Postcard from the Past: Ranch Girl Elopes With “Busted” Buster
Lots of romance but
no money for belle of Big Creek Ranch
Thus reads the headline and subhead in the June 23, 1905 issue of The Grand Encampment Herald, accompanied by the following front page wedding story.
Miss Ida Casteel is the heroine of a very romantic elopement and wedding. The fortunate and favored suitor is Lindsy Coe, a typical western cowboy of Cowdrey, Colo. The marriage occurred at Cheyenne last Saturday night.
Casteel has spent most of her 23 summers at her home on the Big Creek Ranch and is very well known there.
The account of the affair, as published in the Cheyenne Tribune, will be of interest to many Herald readers.
The Tribune notes Coe first met Miss Casteel while employed as a cowpuncher on her father’s ranch, where he wooed and won the young lady and they decided to wed. The union, however, met with determined opposition on the part of Miss Casteel’s father, and two weeks ago, the young lady was sent to Cheyenne, ostensibly on a visit but, in reality, to separate her from Coe.
Last Wednesday, Miss Casteel received a message from her father stating her brother Ira B. Casteel had suffered a stroke of apoplexy and was in a critical condition. She left that night for Laramie, being accompanied to the depot by the friends whom she was visiting here. When she reached Laramie, she was met by Coe and induced to return to Cheyenne.
In the meantime, discovering Coe had come to this city, Mr. Casteel sent the following message to County Clerk Joe Cahill, “If Ida Casteel and Lindsy Coe ask for a marriage license, have Miss Casteel call at office in person and read accompanying telegram.”
Saturday evening, Coe called for a marriage license, but before it was issued, he was requested to bring Miss Casteel to the clerk’s office. He returned shortly with the young lady, and they were handed the telegram. It was very lengthy, and for a moment the girl’s face paled when she scanned its contents.
It instructed the young couple, if they wed, never to return to her home, and it also reminded the girl her brother was dying. It was a fateful moment for the girl. The couple looked at each other for a full minute.
“Make out the license,” said Coe, and in a few minutes they walked out of the office, across the street to the Catholic parsonage and were made man and wife.

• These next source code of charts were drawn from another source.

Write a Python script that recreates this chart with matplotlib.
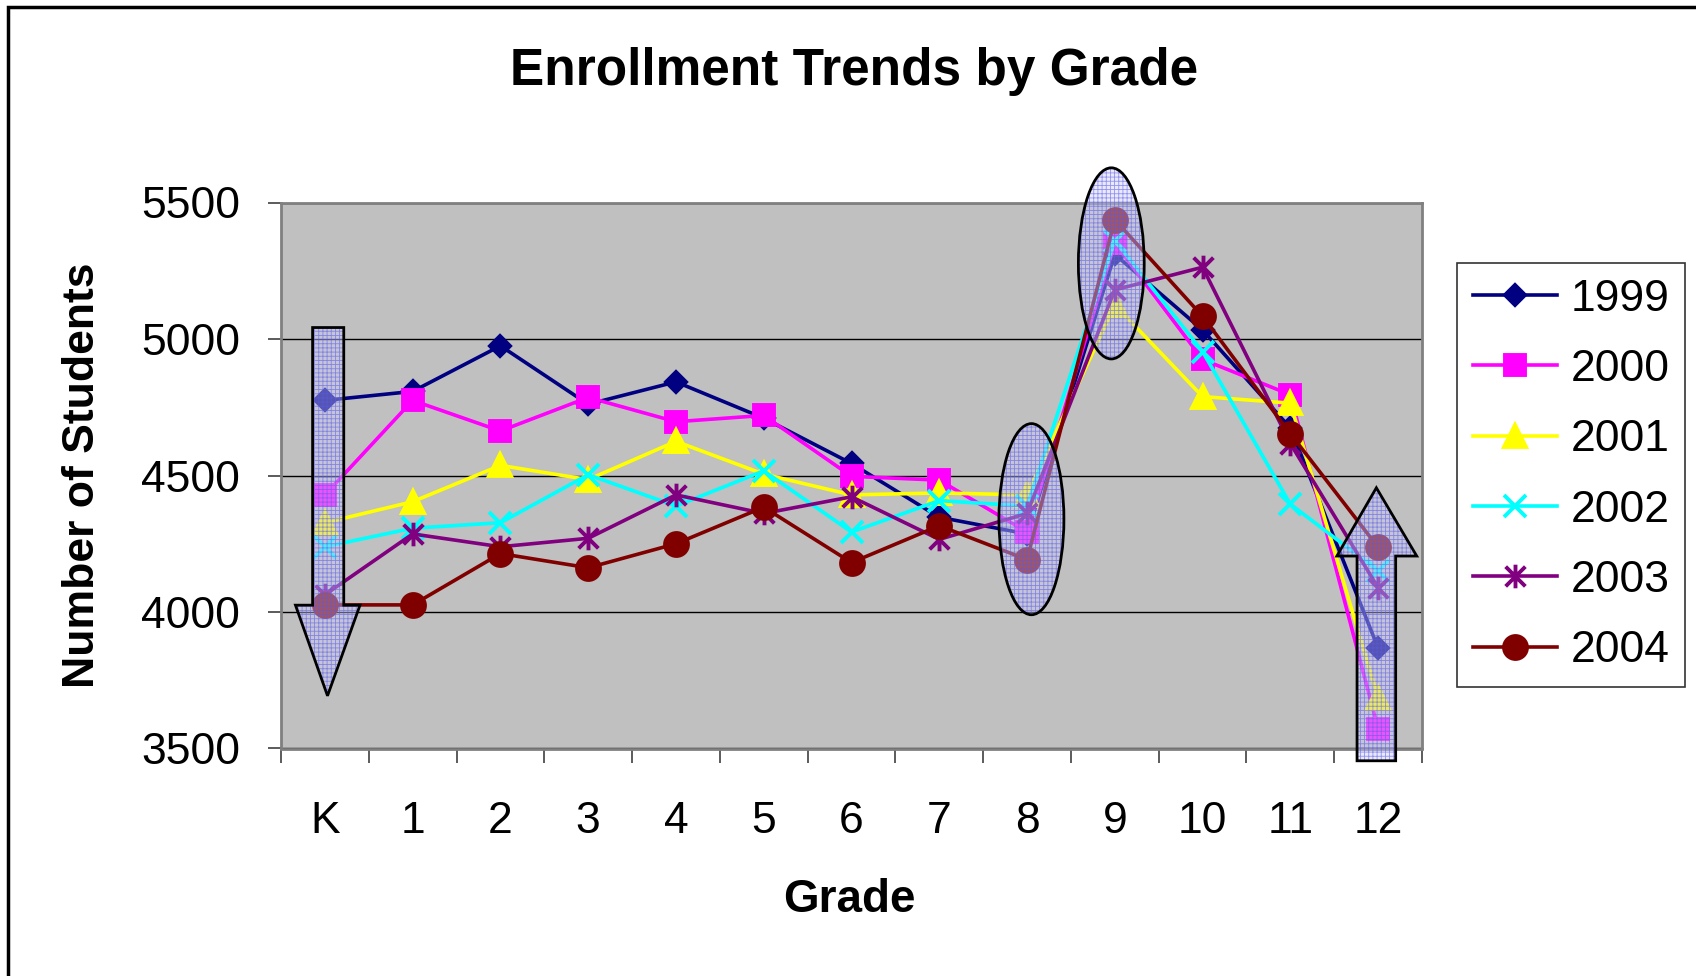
import matplotlib
matplotlib.use("Agg")
import matplotlib.pyplot as plt
from matplotlib.path import Path
from matplotlib.patches import Polygon, Ellipse, Rectangle

plt.rcParams['font.family'] = ['Liberation Sans', 'DejaVu Sans']
plt.rcParams['hatch.linewidth'] = 0.6

grades = ['K', '1', '2', '3', '4', '5', '6', '7', '8', '9', '10', '11', '12']
years = ['1999', '2000', '2001', '2002', '2003', '2004']

y1999 = [4775, 4808, 4975, 4761, 4843, 4710, 4544, 4347, 4286, 5310, 5033, 4674, 3868]
y2000 = [4429, 4775, 4663, 4786, 4697, 4720, 4497, 4483, 4293, 5351, 4925, 4796, 3572]
y2001 = [4327, 4404, 4537, 4485, 4625, 4505, 4429, 4436, 4429, 5125, 4789, 4765, 3684]
y2002 = [4239, 4307, 4327, 4503, 4388, 4517, 4293, 4408, 4388, 5360, 4954, 4395, 4151]
y2003 = [4063, 4286, 4239, 4270, 4429, 4361, 4422, 4266, 4361, 5180, 5263, 4617, 4089]
y2004 = [4026, 4026, 4214, 4162, 4250, 4384, 4181, 4316, 4192, 5437, 5083, 4653, 4237]

colors = ['#000080', '#FF00FF', '#FFFF00', '#00FFFF', '#800080', '#800000']

# Excel-style asterisk: an "x" with a vertical bar
star = Path([(-1, -1), (1, 1), (-1, 1), (1, -1), (0, -1.2), (0, 1.2)],
            [Path.MOVETO, Path.LINETO, Path.MOVETO, Path.LINETO, Path.MOVETO, Path.LINETO])
markers = ['D', 's', '^', 'x', star, 'o']
msizes = [10.5, 15, 16, 16, 17, 16.5]

fig = plt.figure(figsize=(16.96, 9.76), dpi=100)
ax = fig.add_axes([281 / 1696, 1 - 748.5 / 976, 1141 / 1696, 546 / 976])
ax.set_facecolor('#C0C0C0')

x = list(range(len(grades)))
series = [y1999, y2000, y2001, y2002, y2003, y2004]
for vals, c, m, ms, lab in zip(series, colors, markers, msizes, years):
    ax.plot(x, vals, color=c, lw=2.6, marker=m, ms=ms, mfc=c, mec=c, mew=2.8,
            label=lab, zorder=2)

ax.set_xlim(-0.5, 12.5)
ax.set_ylim(3500, 5500)
ax.set_yticks([3500, 4000, 4500, 5000, 5500])
ax.yaxis.grid(True, color='black', lw=1)
ax.set_axisbelow(True)
ax.set_xticks(x)
ax.set_xticklabels(grades)
ax.set_xticks([i - 0.5 for i in range(14)], minor=True)
ax.tick_params(axis='x', which='major', length=0, pad=38, labelsize=32)
ax.tick_params(axis='x', which='minor', length=10, width=1.2, color='#404040')
ax.tick_params(axis='y', length=9.5, width=1.2, color='#404040', pad=20, labelsize=32)
for s in ax.spines.values():
    s.set_color('#808080')
    s.set_linewidth(2)


def shaded(patch_fn):
    fill = patch_fn()
    fill.set_facecolor((0.80, 0.80, 0.97, 0.42))
    fill.set_edgecolor((0.35, 0.35, 0.92, 0.6))
    fill.set_linewidth(0)
    fill.set_hatch('++++')
    fill.set_clip_on(False)
    fill.set_zorder(3)
    ax.add_patch(fill)
    edge = patch_fn()
    edge.set_fill(False)
    edge.set_edgecolor('black')
    edge.set_linewidth(2)
    edge.set_clip_on(False)
    edge.set_zorder(4)
    ax.add_patch(edge)


down_arrow = [(-0.14, 5042), (0.215, 5042), (0.215, 4025), (0.40, 4025),
              (0.03, 3693), (-0.335, 4025), (-0.14, 4025)]
up_arrow = [(11.76, 3455), (12.20, 3455), (12.20, 4205), (12.44, 4205),
            (11.98, 4455), (11.53, 4205), (11.76, 4205)]
shaded(lambda: Polygon(down_arrow, closed=True))
shaded(lambda: Polygon(up_arrow, closed=True))
shaded(lambda: Ellipse((8.05, 4340), 0.74, 700))
shaded(lambda: Ellipse((8.96, 5277), 0.75, 700))

fig.text(854 / 1696, 1 - 71 / 976, 'Enrollment Trends by Grade', fontsize=37,
         fontweight='bold', ha='center', va='center')
fig.text(83 / 1696, 1 - 475 / 976, 'Number of Students', fontsize=32,
         fontweight='bold', rotation=90, ha='center', va='center')
fig.text(849 / 1696, 1 - 900 / 976, 'Grade', fontsize=33,
         fontweight='bold', ha='center', va='center')

leg = fig.legend(loc='upper left', bbox_to_anchor=(1457 / 1696, 1 - 263 / 976),
                 borderaxespad=0, fontsize=32, handlelength=1.9, handletextpad=0.3,
                 labelspacing=0.66, borderpad=0.35, fancybox=False)
leg.get_frame().set_edgecolor('black')
leg.get_frame().set_linewidth(1.2)

# outer chart border (right and bottom edges fall outside the picture)
fig.add_artist(Rectangle((8 / 1696, -0.05), 1.2, 1 - 6.5 / 976 + 0.05,
                         transform=fig.transFigure, fill=False,
                         edgecolor='black', lw=2.5))

fig.savefig('out.png', dpi=100)
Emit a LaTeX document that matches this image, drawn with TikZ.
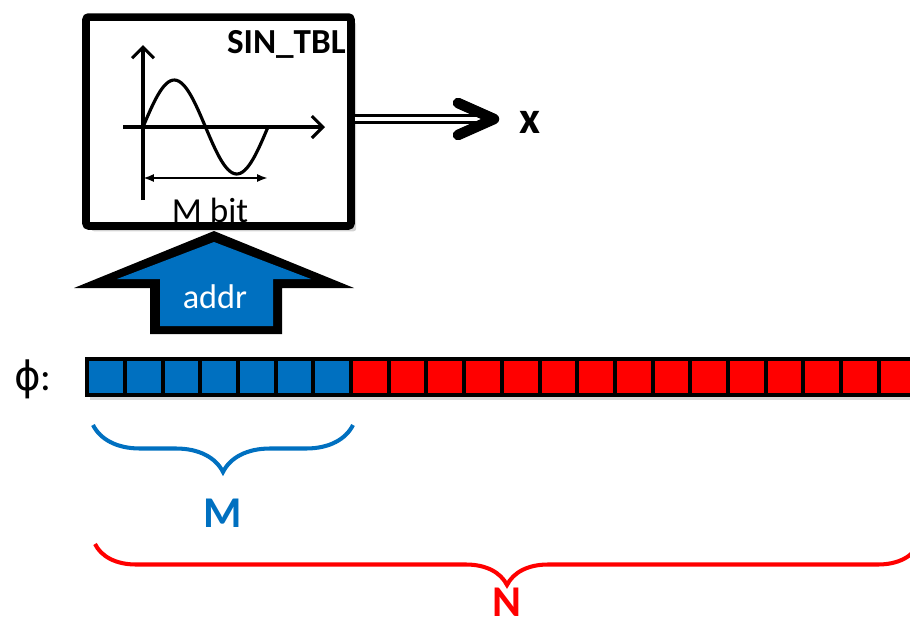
\documentclass[tikz,border=0pt]{standalone}
\usepackage{fontspec}
\setmainfont{Carlito}
\newfontfamily\phifont{DejaVu Sans}
\usetikzlibrary{arrows.meta,decorations.pathreplacing,shadows}
\definecolor{addrblue}{RGB}{0,112,192}
\definecolor{bitred}{RGB}{255,0,0}
\tikzset{
  tblbox/.style={draw,fill=white,line width=4.3pt,rounded corners=1.5pt,
    drop shadow={opacity=.35,shadow xshift=3pt,shadow yshift=-3pt}},
  axisline/.style={line width=1.8pt,-{Straight Barb[length=2.2mm,width=4.4mm]}},
  bitcell/.style={draw,line width=2.3pt,minimum width=.754cm,minimum height=.72cm,inner sep=0pt,
    drop shadow={opacity=.3,shadow xshift=1.5pt,shadow yshift=-3pt}},
  bracket/.style={decorate,line width=2.3pt,decoration={brace,mirror,amplitude=#1}},
  lbl/.style={inner sep=0pt,anchor=base}
}

\begin{document}
\begin{tikzpicture}[x=0.02cm,y=-0.02cm]
  \useasboundingbox (0,0) rectangle (910,630);
  \clip (0,0) rectangle (910,630);

  % sine table
  \node[tblbox,minimum width=5.3cm,minimum height=4.18cm] (tbl) at (218.5,121.5) {};
  \node[lbl,anchor=base east,font=\bfseries\fontsize{20}{22}\selectfont] (title) at (346,53) {SIN\_TBL};
  \draw[axisline] (143,200) -- (143,45);
  \draw[axisline] (123,127) -- (325,127);
  \draw[line width=1.8pt] plot[domain=0:360,samples=60,smooth] ({143+\x/360*125},{127-47*sin(\x)});
  \draw[line width=1.5pt,{Latex[length=2.2mm]}-{Latex[length=2.2mm]}] (143,178) -- (268,178);
  \node[lbl,font=\fontsize{20}{22}\selectfont] (mbit) at (210,222) {M bit};

  % output x
  \coordinate (xtip) at (494,119);
  \draw[double,double distance=2.6pt,line width=1.6pt] (tbl.east |- xtip) -- ([xshift=-8]xtip);
  \draw[line width=6pt,line cap=round,line join=round]
    ([shift={(-36,-16)}]xtip) -- (xtip) -- ([shift={(-36,16)}]xtip);
  \node[lbl,font=\bfseries\fontsize{26}{28}\selectfont] (xout) at (530,133) {x};

  % addr arrow
  \fill (214,231) -- (354,288) -- (282,288) -- (282,334) -- (150,334) -- (150,288) -- (74,288) -- cycle;
  \fill[addrblue] (214,242) -- (311,279) -- (273,279) -- (273,326) -- (160,326) -- (160,279) -- (117,279) -- cycle;
  \node[lbl,text=white,font=\fontsize{19.5}{21}\selectfont] (addr) at (215,308) {addr};

  % phase word
  \node[lbl,font=\fontsize{23}{25}\selectfont] (phi) at (33,390) {{\phifont ϕ}:};
  \foreach \i in {0,...,6}
    \node[bitcell,fill=addrblue] (b\i) at ({106+37.7*\i},377) {};
  \foreach \i in {7,...,23}
    \node[bitcell,fill=bitred] (b\i) at ({106+37.7*\i},377) {};

  % widths
  \draw[bracket=0.94cm,addrblue] (93,425) -- (353,425);
  \node[lbl,text=addrblue,font=\bfseries\fontsize{25}{27}\selectfont] (mlbl) at (223,527) {M};
  \draw[bracket=0.82cm,bitred] (95,544) -- (919,544);
  \node[lbl,text=bitred,font=\bfseries\fontsize{25}{27}\selectfont] (nlbl) at (507,616) {N};
\end{tikzpicture}
\end{document}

The young couple have taken rooms in the little brick home just opposite the executive mansion. They have made no plans as yet for the future, but neither seem to regret the step they have taken.
The next day
The uncertain sea of matrimony does not always carry the bark into harbors of milk and honey, and the path of roses which began for Miss Casteel and Coe last Saturday when their romantic elopement terminated in their wedding in Cheyenne, which is already beginning to develop a generous crop of thorns and, from the ethereal heights of romance, the young couple have already been compelled to descend to the common places of life and discover love requires something more than kisses to live and thrive on.
The bridegroom, who has been employed as a cowboy, was without means when he married the charming daughter of his former employer, while the bride has been reared in the lap of luxury.
Coe confessed, when he procured the marriage license on Saturday night, he was not sure whether he had the requisite two dollars. After the wedding, the couple went to the home of an aunt residing in the little cottage opposite the executive mansion, but the aunt is preparing to leave the city and the young couple will be compelled to shift for themselves.
Coe has sought – but not yet obtained – a position in the Union Pacific shops and, in the meantime, the bride and groom are in actual need.
The parents of the bride, who protested against the wedding, are obstinate in their determination not to forgive the young couple or receive them back in their home, and Coe, reared on the range, is finding it a difficult problem to meet the expenses of city life when unacquainted with the ways and means of making a livelihood in the city.
Brother recovers
Ira Casteel, the brother who was reported as dying, was quite sick for a few days from ptomaine poisoning but has fully recovered.